Government housing measures “sufficient to meet needs”

 In Construction, Housing, News

A Portuguese construction association boss says the country needs 45,000 new build houses to solve Portugal’s chronic affordable housing shortage.

The President of the Association of Civil Construction and Public Works Industries (AICCOPN) Manuel Reis Campos, said last week in an interview with newspaper Diário de Notícas that the measures suggested by the new centre-right coalition government led by Luís Montenegro are “sufficient to meet the needs identified”.

And he said that when put in practice these will be a “strong boost to housing construction” and a “rapid solution”.

Manuel Reis Campos said that Portugal needed to introduce effective measures capable of reversing the current situation in the housing market and that meant “building and refurbishing more”.

The new government’s solution for increasing levels of housing stock is to create Public-Private Partnerships, starting with plans to construct and refurbish buildings, including for student housing, on an ample scale.

The programme also provides for a public bank financing guarantee to cover the cost of the whole price of acquiring the first housing properties with an exemption on IMT property tax and stamp duty.

The new government’s housing policy includes measures such as increasing the supply of public, private and cooperative housing through public-private partnerships by making it easier for parcels of land to be used for new construction, particularly on land on the city limits of urban areas such as Lisbon.

In terms of tax, an exceptional and temporary 6% VAT regime on new build will facilitate the development of affordable housing.

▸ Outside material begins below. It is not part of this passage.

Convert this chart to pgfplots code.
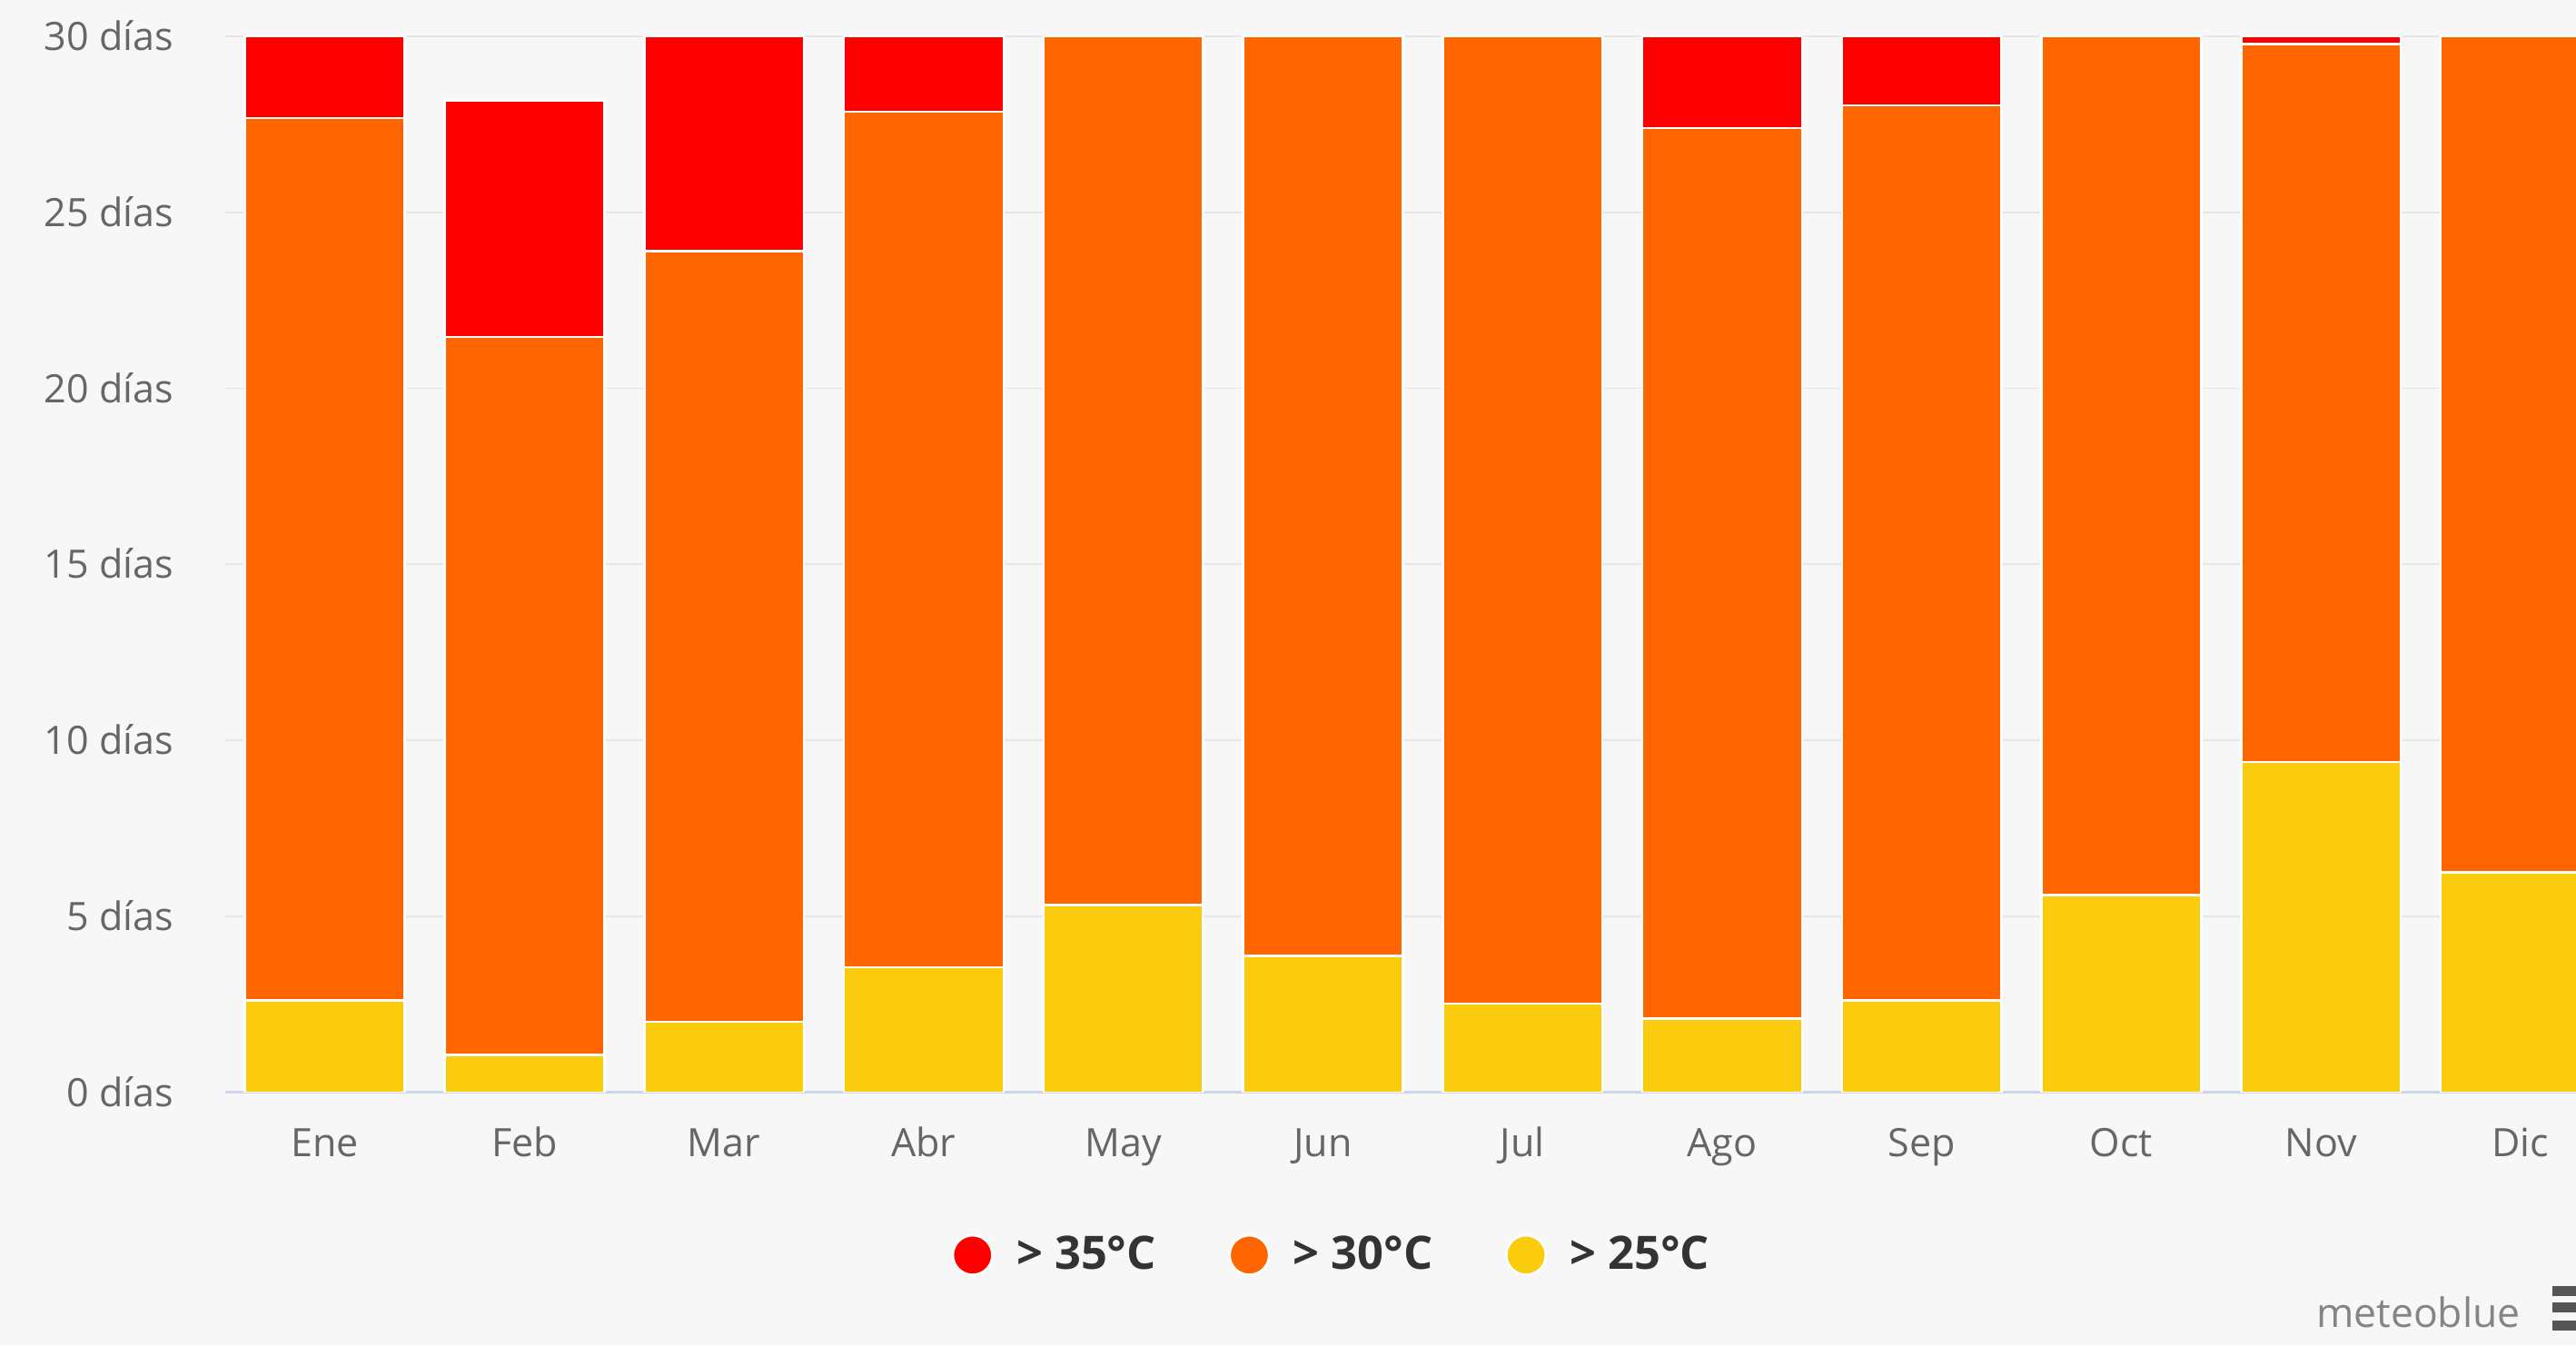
\documentclass[border=0pt]{standalone}
\usepackage{fontspec}
\setmainfont{Open Sans}
\usepackage{pgfplots}
\pgfplotsset{compat=1.18}
\definecolor{bg}{HTML}{F7F7F7}
\definecolor{cred}{HTML}{FF0000}
\definecolor{corange}{HTML}{FF6600}
\definecolor{cyellow}{HTML}{FBCB0E}
\definecolor{lbl}{HTML}{666666}
\definecolor{legtxt}{HTML}{333333}
\definecolor{gridc}{HTML}{E6E6E6}
\definecolor{axisc}{HTML}{CCD6EB}
\definecolor{wm}{HTML}{858585}
\definecolor{menu}{HTML}{555555}
\begin{document}
\begin{tikzpicture}
\fill[bg] (0,0) rectangle (784pt,409.5pt);
\begin{axis}[
  at={(68.5pt,77pt)}, anchor=south west,
  width=715.5pt, height=321.5pt, scale only axis,
  ybar stacked, bar width=0.8,
  xmin=-0.5, xmax=11.278, ymin=0, ymax=30,
  enlargelimits=false,
  axis line style={draw=none},
  tick style={draw=none},
  xtick={0,...,11},
  xticklabels={Ene,Feb,Mar,Abr,May,Jun,Jul,Ago,Sep,Oct,Nov,Dic},
  ytick={0,5,...,30},
  yticklabels={0 días,5 días,10 días,15 días,20 días,25 días,30 días},
  ymajorgrids, major grid style={draw=gridc, line width=0.5pt},
  extra y ticks={0}, extra y tick labels={},
  extra y tick style={grid=major, major grid style={draw=axisc, line width=0.8pt}},
  ticklabel style={font=\fontsize{11.9}{14}\selectfont, text=lbl},
  xticklabel style={anchor=base, inner sep=0pt, yshift=-19.5pt},
  yticklabel style={anchor=east, inner sep=0pt, xshift=-15.5pt, text height=8.6pt, text depth=0pt},
  legend style={draw=none, fill=none, at={(0.4717,-0.154)}, anchor=center,
    font=\fontsize{14}{16}\selectfont\bfseries, text=legtxt,
    /tikz/every odd column/.append style={column sep=5pt},
    /tikz/every even column/.append style={column sep=20pt}},
  legend columns=3,
  reverse legend,
  legend image code/.code={\fill[#1] (0pt,0pt) circle (6pt);},
]
\addplot[fill=cyellow, draw=white, line width=0.7pt] coordinates {
 (0,2.61) (1,1.07) (2,2.01) (3,3.55) (4,5.32) (5,3.87)
 (6,2.52) (7,2.10) (8,2.61) (9,5.60) (10,9.38) (11,6.25)};
\addplot[fill=corange, draw=white, line width=0.7pt] coordinates {
 (0,25.06) (1,20.39) (2,21.88) (3,24.30) (4,24.68) (5,26.13)
 (6,27.48) (7,25.29) (8,25.43) (9,24.40) (10,20.39) (11,23.75)};
\addplot[fill=cred, draw=white, line width=0.7pt] coordinates {
 (0,2.33) (1,6.72) (2,6.11) (3,2.15) (4,0) (5,0)
 (6,0) (7,2.61) (8,1.96) (9,0) (10,0.23) (11,0)};
\legend{> 25°C, > 30°C, > 35°C}
\end{axis}
\node[anchor=base, text=wm, font=\fontsize{12.3}{14}\selectfont] at (736pt,5.5pt) {meteoblue};
\fill[menu] (776.8pt,15pt) rectangle (784pt,18pt);
\fill[menu] (776.8pt,10pt) rectangle (784pt,13pt);
\fill[menu] (776.8pt,4.5pt) rectangle (784pt,7.5pt);
\pgfresetboundingbox
\path[use as bounding box] (0,0) rectangle (784pt,409.5pt);
\end{tikzpicture}
\end{document}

In Lisbon, for example, the city council plans to create PPPs to build 9,000 homes on public land, 2,000 of which will be made available to the market through refurbishment projects.

Lisbon City Council also plans to provide 4,000 homes at affordable prices through housing partnerships offering a 90-year rental model on land that already has planning permission.

Another measure linked to the Portuguese property market is the new government’s rethink on holiday flat rentals for tourists, known in Portugal as Local Accommodation.

Now, almost all of the restrictions introduced by the previous government under its New Housing programme will be axed.

Negócios reports that the government has announced the end of the ban on buying new licences to operate tourist accommodation, the end of the ‘special contribution’ tax or CEAL payable by holiday let owners in some regions, and an end to the transmission of licences regulation which had meant that when an owner sold or transferred a property, the licence was automatically revoked. This will no longer be the case.